LES RISQUES D'UN SCRUTIN NON SINCÈRE
Avec déjà 87 prétendants pour un fauteuil, le Sénégal va connaître l’une de ses élections les plus controversées - Et l’instauration du parrainage va servir à recaler de gros calibres
La publication de la liste des candidats à la candidature de l’élection présidentielle dont le premier tour est fixé au 24 février 2019 donne du tournis aux électeurs sénégalais. Estimant sans doute qu’un n’importe qui y est arrivé par chance, n’importe qui croit en ses chances d’arriver au pinacle dans six mois. Mais avoir déjà 87 prétendants, et la liste n’est pas encore close, donnerait raison aux actuels tenants de l’Etat, eux qui y ont théorisé et forcé le parrainage des candidatures, à travers un vote sans débat à l’Assemblée nationale. Mais l’affaire s’avère être un piège des deux côtés, avec les frustrations d’aspirants et les contestations en vue.
La majorité est capable de mobiliser des ressources humaines et surtout financières permettant de trouver les signatures nécessaires au parrainage de son candidat, si ce n’est déjà fait. Ce que l’opposition et beaucoup de candidats indépendants seront incapables de satisfaire. Parce que le prix d’une voix de parrainage risque d’être très cher pour nombre de challengers.
Le coup du pouvoir assuré avec des candidats à la candidature aussi fantoches, relevés sur la liste des 87 dévoilée, il ne reste plus qu’à l’opinion de tout de suite se dire que le régime de Macky Sall a raison d’imposer la collecte de parrains pour les candidatures. Il est clair que si la volonté du pouvoir était de vraiment faire le tri, il aurait dû commencer par exiger d’avance la caution aux candidats avant de donner à ceux qui auront fait un tour à la Caisse des dépôts et consignations les bulletins pour le parrainage. Mais puisque cela arrange le pouvoir de faire constater cette inflation de liste, il a cautionné cette pagaille en vue. Mais avec plus de 87 candidats à la candidature dont certains seraient parrainés par qui on sait, comme lors des élections législatives du 30 juillet 2017, le pouvoir a d’ores et déjà semé les germes d’une contestation. Car, avec l’aide du Conseil constitutionnel, qui va faire et refaire les comptes pour éliminer certains caciques qui n’auraient pas satisfait aux exigences, des leaders vont vite appeler au boycott du scrutin et vilipender le régime auprès de la communauté internationale.

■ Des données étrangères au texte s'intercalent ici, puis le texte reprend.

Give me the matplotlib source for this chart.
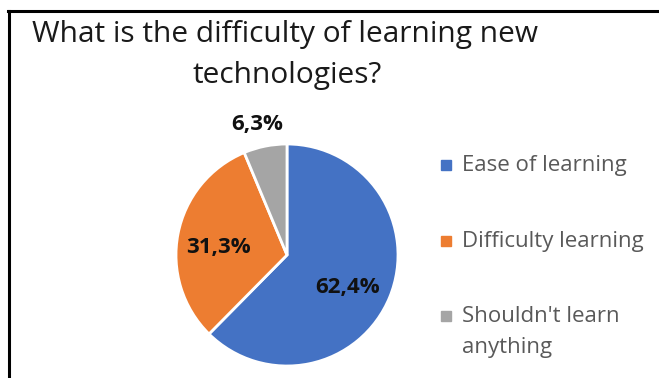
import matplotlib.pyplot as plt
from matplotlib.lines import Line2D

plt.rcParams['font.family'] = ['Open Sans', 'DejaVu Sans']

labels = ['Ease of learning', 'Difficulty learning', "Shouldn't learn\nanything"]
values = [62.4, 31.3, 6.3]
colors = ['#4472c4', '#ed7d31', '#a5a5a5']
label_text = ['62,4%', '31,3%', '6,3%']

W, H = 659, 378
fig = plt.figure(figsize=(W / 100, H / 100), dpi=100)

# frame lines (top and left only visible)
fig.add_artist(Line2D([8 / W, 1], [1 - 10.5 / H, 1 - 10.5 / H], color='black', lw=2.2))
fig.add_artist(Line2D([8.5 / W, 8.5 / W], [0, 1 - 10.5 / H], color='black', lw=2.2))

fig.text(285 / W, 1 - 42 / H, 'What is the difficulty of learning new',
         ha='center', va='baseline', fontsize=21.5, color='#1a1a1a')
fig.text(287 / W, 1 - 83 / H, 'technologies?',
         ha='center', va='baseline', fontsize=21.5, color='#1a1a1a')

r = 111
cx, cy = 287, 255
ax = fig.add_axes([(cx - r) / W, 1 - (cy + r) / H, 2 * r / W, 2 * r / H])
wedges, _ = ax.pie(values, colors=colors, startangle=90, counterclock=False,
                   wedgeprops=dict(edgecolor='white', linewidth=2), radius=1)
ax.set_xlim(-1, 1)
ax.set_ylim(-1, 1)
ax.set_aspect('auto')

# data labels (baseline positions)
pos = [(348, 293), (218, 253), (257, 130)]
for t, (px, py) in zip(label_text, pos):
    ax.text((px - cx) / r, (cy - py) / r, t, ha='center', va='baseline',
            fontsize=16, fontweight='bold', color='#111111', clip_on=False)

# legend
ys = [171, 247, 322]
for lab, col, y in zip(labels, colors, ys):
    fig.patches.append(plt.Rectangle((441 / W, 1 - (y - 1) / H), 10 / W, 10 / H,
                                     transform=fig.transFigure, color=col))
    for i, line in enumerate(lab.split('\n')):
        fig.text(462 / W, 1 - (y + 31 * i) / H, line, ha='left', va='baseline',
                 fontsize=16, color='#595959')

fig.savefig('out.png', dpi=100)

Si tout cela se termine par un bras de fer avec boycott, les élections seront entachées d’insincérité. Et celui qui sera élu sera sans doute légal, mais pas légitime.
Le pouvoir justifie le parrainage par la nécessité de rationaliser le nombre de candidats. Pourtant, lors des trois dernières élections présidentielles, le Sénégal n’a pas connu de floraison de candidatures pouvant nécessiter un tamisage. L’élection présidentielle de 2000 n’a enregistré que 8 candidats : il s’agissait d’Abdou Diouf, Abdoulaye Wade, Moustapha Niasse, Landing Savané, Djibo Ka, Iba Der Thiam, Serigne Ousseynou Fall, Cheikh Abdoulaye Dièye et Mademba Sock.
En 2007, le scrutin a presque enregistré le double de celui d’avant. Ils étaient quinze sur la ligne de départ: Abdoulaye Bathily, Alioune Mbaye, Doudou Ndoye, Cheikh Bamba Dièye, Idrissa Seck, Louis Jacques Senghor, Mamadou Lamine Diallo, Mame Adama Gueye, Modou Dia, Moustapha Niasse, Ousmane Tanor Dieng, Robert Sagna, Talla Sylla, Abdoulaye Wade, Landing Savané.
Et lors de l’élection de Macky Sall en 2012, ils étaient 14 en course. Le président sortant, Abdoulaye Wade qui briguait un troisième mandat, faisait face à trois de ses anciens Premiers ministres, Moustapha Niasse, Idrissa Seck et Macky Sall. Outre ces quatre précités, dix autres prétendants complétaient la liste : Ousmane Tanor Dieng, Mor Dieng, Cheikh Tidiane Gadio, Cheikh Bamba Dièye, Doudou Ndoye, Djibril Ngom, Ibrahima Fall, Oumar Khassimou Dia et deux femmes Diouma Dieng Diakhaté et Amsatou Sow Sidibé.